В жару, в бреду Гусев видит свою деревню, отчетливо до мелочей; видит, как едет в санях его непутевый брат Алексей, а с ним дети, Ванька и Акулька; Ванька смеется, Акулька распахнула шубу – показывает свои новые валенки. «Не ровен час, детей поморозит…» (С., 7, 328) – с тревогой думает Гусев. И вдруг сани с лошадью начинают кружиться в черном дыму, который валит из фабричной трубы, и откуда-то появляется большая бычья голова без глаз (предвосхищение слепого Минотавра, созданного через несколько десятилетий испанцем Пабло Пикассо). Гусев – художественная натура, его сон образен и символичен. Спящий рядом больной матрос бредит: «Тут нужны новые подметки…» (С., 7, 328) – ему, очевидно, снятся сапоги. А подсознание Гусева рисует пророческие картины: предчувствие беды, грозящей его семье от фабрики, что находится по ту сторону деревенского пруда, – в ее черном дыму неминуемо закружится нестойкий брат Гусева. И предчувствие его собственной смерти в виде слепого быка. В бодрствующем состоянии Гусев о своей смерти не думает, но во сне она предстает перед ним как лик неумолимой безглазой силы, не разбирающей правых и виноватых. И все-таки он доволен тем, что повидал своих. «Привел господь повидаться!» (С., 7, 328) – бормочет он, просыпаясь.

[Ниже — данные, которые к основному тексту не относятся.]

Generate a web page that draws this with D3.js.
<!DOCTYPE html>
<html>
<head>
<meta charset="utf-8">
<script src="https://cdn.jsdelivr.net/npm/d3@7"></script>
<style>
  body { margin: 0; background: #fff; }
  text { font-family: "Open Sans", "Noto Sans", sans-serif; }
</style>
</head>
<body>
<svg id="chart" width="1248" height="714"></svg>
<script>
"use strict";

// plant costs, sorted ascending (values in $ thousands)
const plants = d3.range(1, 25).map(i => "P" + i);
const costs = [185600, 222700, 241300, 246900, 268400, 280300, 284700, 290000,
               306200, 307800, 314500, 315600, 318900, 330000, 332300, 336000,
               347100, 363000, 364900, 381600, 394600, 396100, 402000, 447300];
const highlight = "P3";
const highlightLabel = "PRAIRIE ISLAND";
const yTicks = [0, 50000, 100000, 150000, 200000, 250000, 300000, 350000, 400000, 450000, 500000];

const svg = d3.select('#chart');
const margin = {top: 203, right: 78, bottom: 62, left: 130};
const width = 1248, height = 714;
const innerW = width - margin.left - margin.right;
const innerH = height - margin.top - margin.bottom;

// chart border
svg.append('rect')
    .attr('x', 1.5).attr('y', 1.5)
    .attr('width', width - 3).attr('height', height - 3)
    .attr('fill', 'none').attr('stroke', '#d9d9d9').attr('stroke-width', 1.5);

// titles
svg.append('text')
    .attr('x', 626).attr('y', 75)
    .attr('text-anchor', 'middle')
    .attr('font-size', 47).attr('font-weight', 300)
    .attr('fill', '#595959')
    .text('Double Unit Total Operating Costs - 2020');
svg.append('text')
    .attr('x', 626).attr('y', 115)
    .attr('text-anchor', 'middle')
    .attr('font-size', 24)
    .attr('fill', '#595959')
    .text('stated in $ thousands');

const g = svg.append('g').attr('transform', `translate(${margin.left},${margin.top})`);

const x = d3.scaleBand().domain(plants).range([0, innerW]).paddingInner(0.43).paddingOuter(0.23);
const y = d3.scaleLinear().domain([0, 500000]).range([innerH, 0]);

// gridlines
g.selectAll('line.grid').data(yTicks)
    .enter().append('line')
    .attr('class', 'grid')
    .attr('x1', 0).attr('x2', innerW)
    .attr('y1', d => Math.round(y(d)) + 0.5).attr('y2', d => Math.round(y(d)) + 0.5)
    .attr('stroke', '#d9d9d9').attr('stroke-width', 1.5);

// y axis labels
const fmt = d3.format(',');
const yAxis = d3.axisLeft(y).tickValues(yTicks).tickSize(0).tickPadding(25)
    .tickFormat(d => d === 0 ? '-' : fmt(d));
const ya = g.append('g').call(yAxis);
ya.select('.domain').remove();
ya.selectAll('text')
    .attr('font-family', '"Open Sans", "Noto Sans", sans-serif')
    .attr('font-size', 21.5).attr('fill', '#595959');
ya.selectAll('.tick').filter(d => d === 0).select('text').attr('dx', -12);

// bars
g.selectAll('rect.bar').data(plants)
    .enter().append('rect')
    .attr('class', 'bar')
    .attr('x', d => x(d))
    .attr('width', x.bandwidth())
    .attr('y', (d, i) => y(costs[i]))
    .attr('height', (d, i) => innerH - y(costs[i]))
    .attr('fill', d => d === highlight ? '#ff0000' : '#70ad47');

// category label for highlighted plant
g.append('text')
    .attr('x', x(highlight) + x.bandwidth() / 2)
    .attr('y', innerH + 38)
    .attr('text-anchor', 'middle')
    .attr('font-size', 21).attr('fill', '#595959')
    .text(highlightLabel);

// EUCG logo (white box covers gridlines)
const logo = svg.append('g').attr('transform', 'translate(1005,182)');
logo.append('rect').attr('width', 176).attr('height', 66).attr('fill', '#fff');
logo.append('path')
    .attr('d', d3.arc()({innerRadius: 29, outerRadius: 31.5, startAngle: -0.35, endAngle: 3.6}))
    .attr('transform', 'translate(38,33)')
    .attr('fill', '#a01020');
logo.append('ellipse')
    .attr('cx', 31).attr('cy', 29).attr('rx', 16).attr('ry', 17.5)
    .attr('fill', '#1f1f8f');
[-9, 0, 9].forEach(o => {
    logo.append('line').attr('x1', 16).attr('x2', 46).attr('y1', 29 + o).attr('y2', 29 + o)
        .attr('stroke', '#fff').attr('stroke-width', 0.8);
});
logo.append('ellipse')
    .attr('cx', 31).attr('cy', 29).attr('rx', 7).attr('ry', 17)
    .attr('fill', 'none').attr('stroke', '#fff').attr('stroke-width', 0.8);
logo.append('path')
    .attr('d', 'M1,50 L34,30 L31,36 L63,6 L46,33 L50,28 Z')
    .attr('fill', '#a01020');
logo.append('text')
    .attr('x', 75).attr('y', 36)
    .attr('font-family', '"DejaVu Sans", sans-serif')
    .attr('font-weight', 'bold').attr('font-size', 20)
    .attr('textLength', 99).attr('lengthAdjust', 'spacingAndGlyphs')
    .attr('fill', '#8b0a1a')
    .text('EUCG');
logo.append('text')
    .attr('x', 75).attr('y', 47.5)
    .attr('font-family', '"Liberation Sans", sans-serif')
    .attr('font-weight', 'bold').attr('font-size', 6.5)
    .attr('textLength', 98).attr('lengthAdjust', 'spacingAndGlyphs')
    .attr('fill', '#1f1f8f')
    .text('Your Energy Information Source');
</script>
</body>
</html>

Солдат с раненой рукой сообщает Гусеву о смерти Павла Иваныча и тут же сочувственно говорит, что и он, Гусев, «не жилец» – по всему видно. Гусев принимает это спокойно, но его начинает томить какое-то неясное желание, он хочет выйти на воздух. И тот же солдат, несмотря на свое увечье, взваливает Гусева себе на плечи и несет наверх, на палубу. Ночь; на палубе спят вповалку бессрочно отпускные. Солдат и Гусев пробираются к борту и молча стоят, глядя то вверх, то вниз. В голове у Гусева теснятся мысли, которые Чехов пересказывает, присоединяя к ним авторский голос (прием, характерный для поэтики Чехова). «Наверху глубокое небо, ясные звезды, покой и тишина – точь-в-точь как дома в деревне, внизу же – темнота и беспорядок. Неизвестно для чего шумят высокие волны. На какую волну ни посмотришь, всякая старается подняться выше всех, и давит, и гонит другую; на нее с шумом, отсвечивая своей белой гривой, налетает третья, такая же свирепая и безобразная.
У моря нет ни смысла, ни жалости. Будь пароход поменьше и сделан не из толстого железа, волны разбили бы его без всякого сожаления и сожрали бы всех людей, не разбирая святых и грешных» (С., 7, 337).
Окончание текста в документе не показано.